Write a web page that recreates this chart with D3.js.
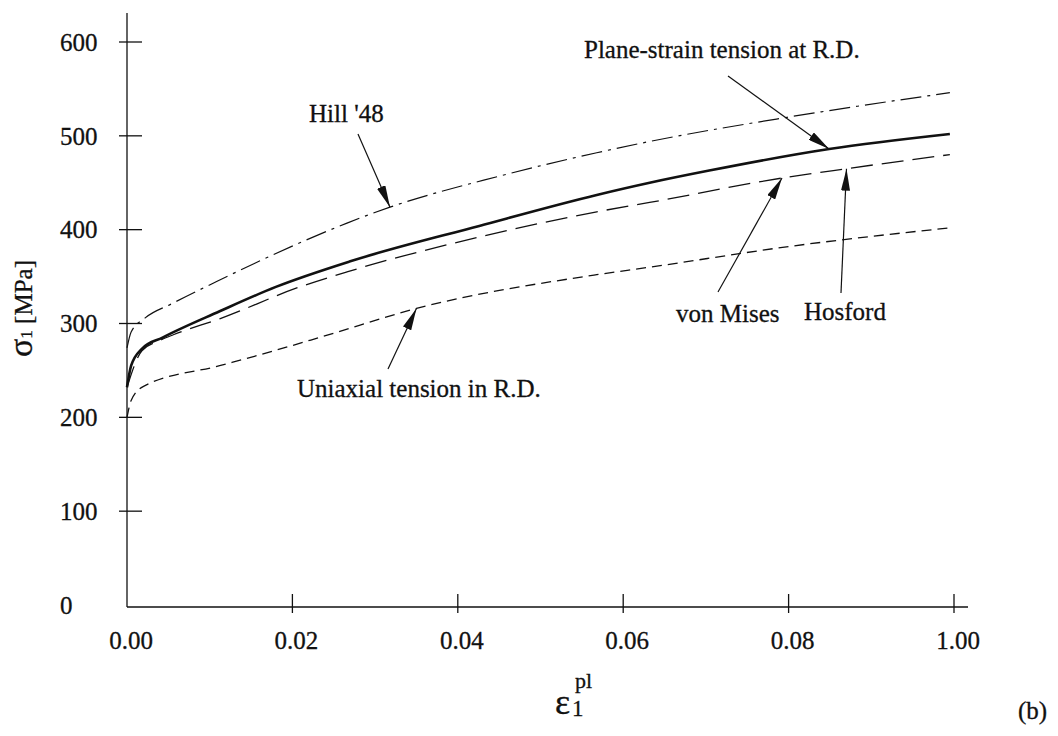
<!DOCTYPE html>
<html>
<head>
<meta charset="utf-8">
<script src="https://cdn.jsdelivr.net/npm/d3@7"></script>
<style>
  body { margin: 0; background: #fff; }
  text { font-family: "Liberation Serif", "Times New Roman", serif; fill: #111; stroke: #111; stroke-width: 0.3px; }
</style>
</head>
<body>
<div id="chart"></div>
<script>
// strain values and stress (MPa)
var hill = [[0,274],[0.0005,291],[0.0022,306],[0.0054,321],[0.0109,345],[0.0154,364],[0.0209,386],
            [0.0266,407],[0.0318,424],[0.045,457],[0.0568,482],[0.0632,494],[0.08,520],[0.0995,546]];
var planeStrain = [[0,232],[0.0005,255],[0.0018,273],[0.0043,285],[0.0112,313],[0.018,339],
            [0.0269,366],[0.0426,404],[0.0568,437],[0.0632,450],[0.0704,463],[0.0849,486],[0.0995,502]];
var misesHosford = [[0,232],[0.0018,271],[0.004,282],[0.0056,288],[0.0112,305],[0.0209,339],
            [0.0266,355],[0.043,393],[0.0568,419],[0.0632,429],[0.0792,455],[0.087,465],[0.0995,480]];
var uniaxial = [[0,200],[0.0005,218],[0.002,233],[0.0112,255],[0.0154,265],[0.024,287],
            [0.035,316],[0.0568,352],[0.0632,360],[0.08,382],[0.0995,402]];

var xTicks = [0, 0.02, 0.04, 0.06, 0.08, 0.1];
var xTickLabels = ['0.00', '0.02', '0.04', '0.06', '0.08', '1.00'];
var yTicks = [0, 100, 200, 300, 400, 500, 600];

// label text, point on the curve the arrow hits
var notes = [
  {text: "Hill '48", at: [0.0318, 424]},
  {text: 'Plane-strain tension at R.D.', at: [0.0849, 486]},
  {text: 'von Mises', at: [0.0792, 455]},
  {text: 'Hosford', at: [0.087, 465]},
  {text: 'Uniaxial tension in R.D.', at: [0.035, 316]}
];
// where each label sits and where its arrow starts
var notePlace = [
  {x: 309, y: 122, tail: [358, 134]},
  {x: 584, y: 58, tail: [728, 76]},
  {x: 676, y: 322, tail: [718, 292]},
  {x: 804, y: 320, tail: [841, 293]},
  {x: 297, y: 397, tail: [388, 369]}
];

var svg = d3.select('#chart').append('svg')
  .attr('width', 1058)
  .attr('height', 736);

var x = d3.scaleLinear().domain([0, 0.1]).range([127, 954]);
var y = d3.scaleLinear().domain([0, 600]).range([605, 42]);

svg.append('defs').append('marker')
  .attr('id', 'head')
  .attr('markerUnits', 'userSpaceOnUse')
  .attr('viewBox', '0 0 22 9')
  .attr('refX', 22).attr('refY', 4.5)
  .attr('markerWidth', 22).attr('markerHeight', 9)
  .attr('orient', 'auto')
  .append('path')
    .attr('d', 'M0,0 L22,4.5 L0,9 Z')
    .attr('fill', '#111');

// axes
var ax = svg.append('g').attr('stroke', '#111').attr('stroke-width', 1.3);
ax.append('line').attr('x1', x(0)).attr('x2', x(0)).attr('y1', 607).attr('y2', 13);
ax.append('line').attr('x1', x(0)).attr('x2', 968).attr('y1', 607).attr('y2', 607);

ax.selectAll('.yt').data(yTicks.slice(1)).enter().append('line')
  .attr('x1', x(0) - 8).attr('x2', x(0) + 15)
  .attr('y1', function(d){ return y(d); })
  .attr('y2', function(d){ return y(d); });
ax.selectAll('.xt').data(xTicks.slice(1)).enter().append('line')
  .attr('x1', function(d){ return x(d); })
  .attr('x2', function(d){ return x(d); })
  .attr('y1', 594).attr('y2', 613);

svg.selectAll('.ylab').data(yTicks).enter().append('text')
  .attr('x', 60)
  .attr('y', function(d){ return y(d); })
  .attr('dy', '0.35em')
  .attr('font-size', 25)
  .text(function(d){ return d; });

svg.selectAll('.xlab').data(xTicks).enter().append('text')
  .attr('x', function(d){ return x(d) + 4; })
  .attr('y', 649)
  .attr('text-anchor', 'middle')
  .attr('font-size', 25)
  .text(function(d, i){ return xTickLabels[i]; });

// axis titles
var yt = svg.append('text')
  .attr('transform', 'translate(32,357) rotate(-90)')
  .attr('font-size', 25);
yt.append('tspan').attr('font-size', 34).text('σ');
yt.append('tspan').attr('font-size', 17).text('1');
yt.append('tspan').text(' [MPa]');

var xt = svg.append('g');
xt.append('text').attr('x', 555).attr('y', 714).attr('font-size', 36).text('ε');
xt.append('text').attr('x', 572).attr('y', 716).attr('font-size', 23).text('1');
xt.append('text').attr('x', 575).attr('y', 688).attr('font-size', 22).text('pl');

svg.append('text').attr('x', 1018).attr('y', 719).attr('font-size', 25).text('(b)');

// curves
var line = d3.line()
  .x(function(d){ return x(d[0]); })
  .y(function(d){ return y(d[1]); })
  .curve(d3.curveMonotoneX);

var series = [
  {data: hill, w: 1.2, dash: '21,6,3,6'},
  {data: planeStrain, w: 2.6, dash: null},
  {data: misesHosford, w: 1.3, dash: '22,9'},
  {data: uniaxial, w: 1.3, dash: '10,6'}
];
svg.selectAll('.curve').data(series).enter().append('path')
  .attr('d', function(d){ return line(d.data); })
  .attr('fill', 'none')
  .attr('stroke', '#111')
  .attr('stroke-width', function(d){ return d.w; })
  .attr('stroke-dasharray', function(d){ return d.dash; });

// labels and arrows
notes.forEach(function(n, i){
  var p = notePlace[i];
  svg.append('text')
    .attr('x', p.x).attr('y', p.y)
    .attr('font-size', 25)
    .text(n.text);
  svg.append('line')
    .attr('x1', p.tail[0]).attr('y1', p.tail[1])
    .attr('x2', x(n.at[0])).attr('y2', y(n.at[1]))
    .attr('stroke', '#111')
    .attr('stroke-width', 1.2)
    .attr('marker-end', 'url(#head)');
});
</script>
</body>
</html>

============

- **What the task asks**
Reproduce the material above exactly, first line through the line that contains "var yTicks = [0, 100, 200, 300, 400, 500, 600];", minus the pictures.

- **Finished answer**
Write a web page that recreates this chart with D3.js.
<!DOCTYPE html>
<html>
<head>
<meta charset="utf-8">
<script src="https://cdn.jsdelivr.net/npm/d3@7"></script>
<style>
  body { margin: 0; background: #fff; }
  text { font-family: "Liberation Serif", "Times New Roman", serif; fill: #111; stroke: #111; stroke-width: 0.3px; }
</style>
</head>
<body>
<div id="chart"></div>
<script>
// strain values and stress (MPa)
var hill = [[0,274],[0.0005,291],[0.0022,306],[0.0054,321],[0.0109,345],[0.0154,364],[0.0209,386],
            [0.0266,407],[0.0318,424],[0.045,457],[0.0568,482],[0.0632,494],[0.08,520],[0.0995,546]];
var planeStrain = [[0,232],[0.0005,255],[0.0018,273],[0.0043,285],[0.0112,313],[0.018,339],
            [0.0269,366],[0.0426,404],[0.0568,437],[0.0632,450],[0.0704,463],[0.0849,486],[0.0995,502]];
var misesHosford = [[0,232],[0.0018,271],[0.004,282],[0.0056,288],[0.0112,305],[0.0209,339],
            [0.0266,355],[0.043,393],[0.0568,419],[0.0632,429],[0.0792,455],[0.087,465],[0.0995,480]];
var uniaxial = [[0,200],[0.0005,218],[0.002,233],[0.0112,255],[0.0154,265],[0.024,287],
            [0.035,316],[0.0568,352],[0.0632,360],[0.08,382],[0.0995,402]];

var xTicks = [0, 0.02, 0.04, 0.06, 0.08, 0.1];
var xTickLabels = ['0.00', '0.02', '0.04', '0.06', '0.08', '1.00'];
var yTicks = [0, 100, 200, 300, 400, 500, 600];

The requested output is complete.